Segnalo un interessante studio del MIT su The Influence of Shale Gas on U.S. Energy and Environmental Policy.
Lo studio compara lo scenario energetico statunitense con e senza gas da argille e valuta l’impatto del non-convenzionale sul costo dell’energia, sugli interscambi con l’estero e sui livelli di occupazione.
I risultati sono tutti largamente prevedibili e naturalmente positivi in tutti gli ambiti. I ricercatori del MIT tuttavia sottolineano che il gas da argille ha anche l’effetto di prevalere sulle rinnovabili, riducendone il peso e quindi aumentando l’impatto in termini di emissioni.
Aggiungerei, però, che non si tratta di un fatto completamente negativo: oltre al fatto che il gas spiazza in larga misura anche il carbone, il cui uso per la generazione elettrica produce più alte emissioni, restano infatti due dati essenziali.

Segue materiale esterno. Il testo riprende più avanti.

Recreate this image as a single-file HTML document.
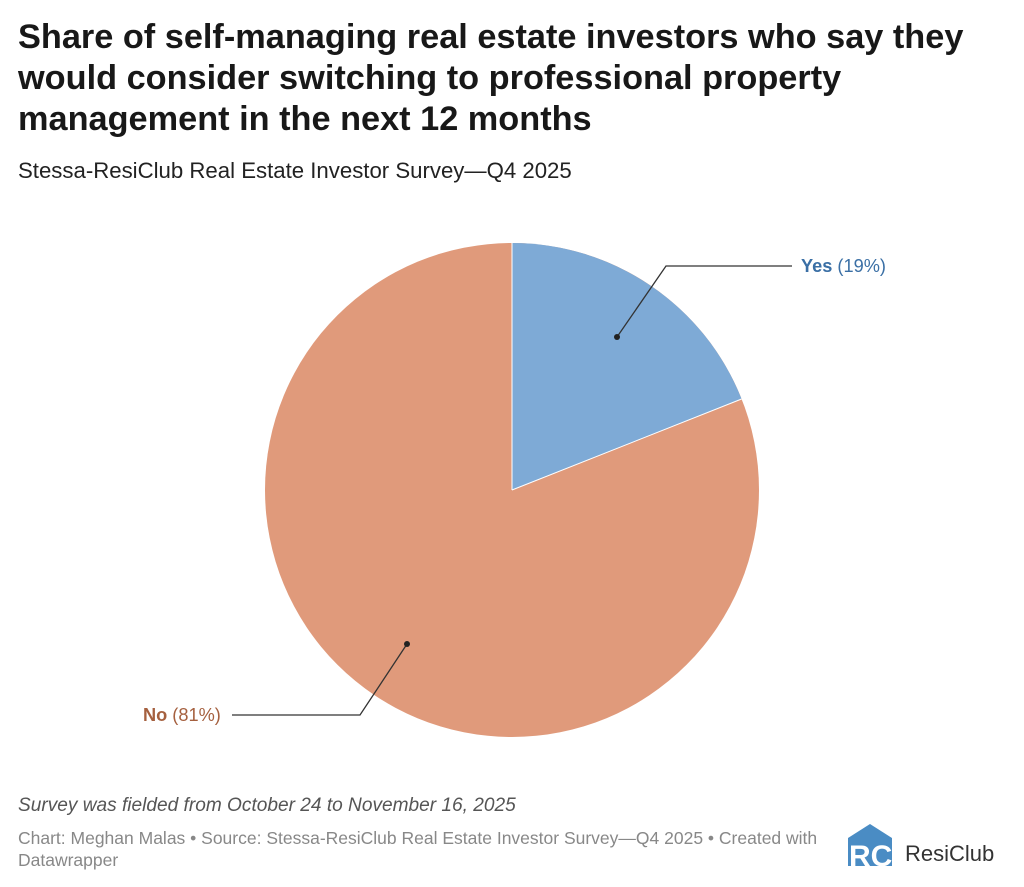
<!DOCTYPE html>
<html><head><meta charset="utf-8"><style>
body{margin:0;width:1024px;height:887px;background:#fff;font-family:"Liberation Sans",sans-serif;overflow:hidden;position:relative}
.t{position:absolute;left:18px;top:17px;font-size:34.3px;font-weight:bold;line-height:41px;color:#181818;width:990px}
.s{position:absolute;left:18px;top:158px;font-size:22.2px;color:#222}
.n{position:absolute;left:18px;top:795px;font-size:19.1px;font-style:italic;color:#555}
.c{position:absolute;left:18px;top:827px;font-size:17.5px;color:#888;line-height:22px;width:820px}
</style></head><body>
<div class="t">Share of self-managing real estate investors who say they would consider switching to professional property management in the next 12 months</div>
<div class="s">Stessa-ResiClub Real Estate Investor Survey—Q4 2025</div>
<svg width="1024" height="887" style="position:absolute;left:0;top:0">
<circle cx="512" cy="490" r="247" fill="#e09a7b"/>
<path d="M512 490 L512 243 A247 247 0 0 1 741.6 399 Z" fill="#7eaad6"/>
<path d="M512 490 L512 243" stroke="#fff" stroke-width="1"/>
<path d="M512 490 L741.6 399" stroke="#fff" stroke-width="1"/>
<polyline points="617,337 666,266 792,266" fill="none" stroke="#333" stroke-width="1.3"/>
<circle cx="617" cy="337" r="3" fill="#222"/>
<polyline points="407,644 360,715 232,715" fill="none" stroke="#333" stroke-width="1.3"/>
<circle cx="407" cy="644" r="3" fill="#222"/>
<text x="801" y="272" font-size="18.2" fill="#3a6fa5"><tspan font-weight="bold">Yes</tspan> (19%)</text>
<text x="143" y="721" font-size="18.2" fill="#a5603f"><tspan font-weight="bold">No</tspan> (81%)</text>
<path d="M848 838 L870 824 L892 838 L892 866 L848 866 Z" fill="#4a8cc4"/>
<text x="849" y="866" font-size="30" font-weight="bold" fill="#fff" font-family="Liberation Sans">RC</text>
<text x="905" y="861" font-size="22" fill="#333">ResiClub</text>
</svg>
<div class="n">Survey was fielded from October 24 to November 16, 2025</div>
<div class="c">Chart: Meghan Malas • Source: Stessa-ResiClub Real Estate Investor Survey—Q4 2025 • Created with Datawrapper</div>
</body></html>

Il primo è che posticipare l’adozione di misure eccessivamente stringenti in materia ambientale, soprattutto nell’attuale contesto macroeconomico, rappresenta un vantaggio competitivo, anche perché consente di scaricare sugli altri i costi dei limiti autoimposti.

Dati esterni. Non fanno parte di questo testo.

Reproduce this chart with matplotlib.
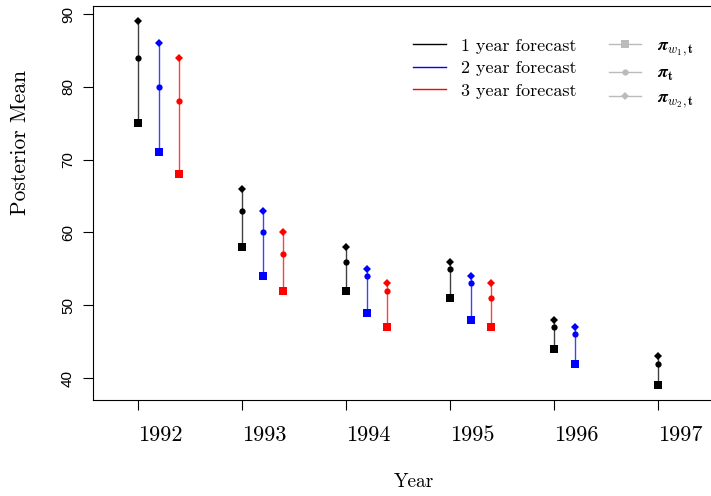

Il secondo è che entrare più tardi massicciamente nelle rinnovabili – ossia, quando il gas sarà troppo costoso in termini comparati – consente di utilizzare direttamente le tecnologie più avanzate, scaricando sugli altri i costi rappresentati dagli investimenti già effettuati (per semplificare molto, chi dubita che i pannelli solari tra 10 anni saranno molto più efficienti e molto meno cari? Bene, noi intanto avremo i pannelli di oggi e staremo ancora paganti il V conto energia…).
Molto su cui meditare, su questa sponda dell’Atlantico.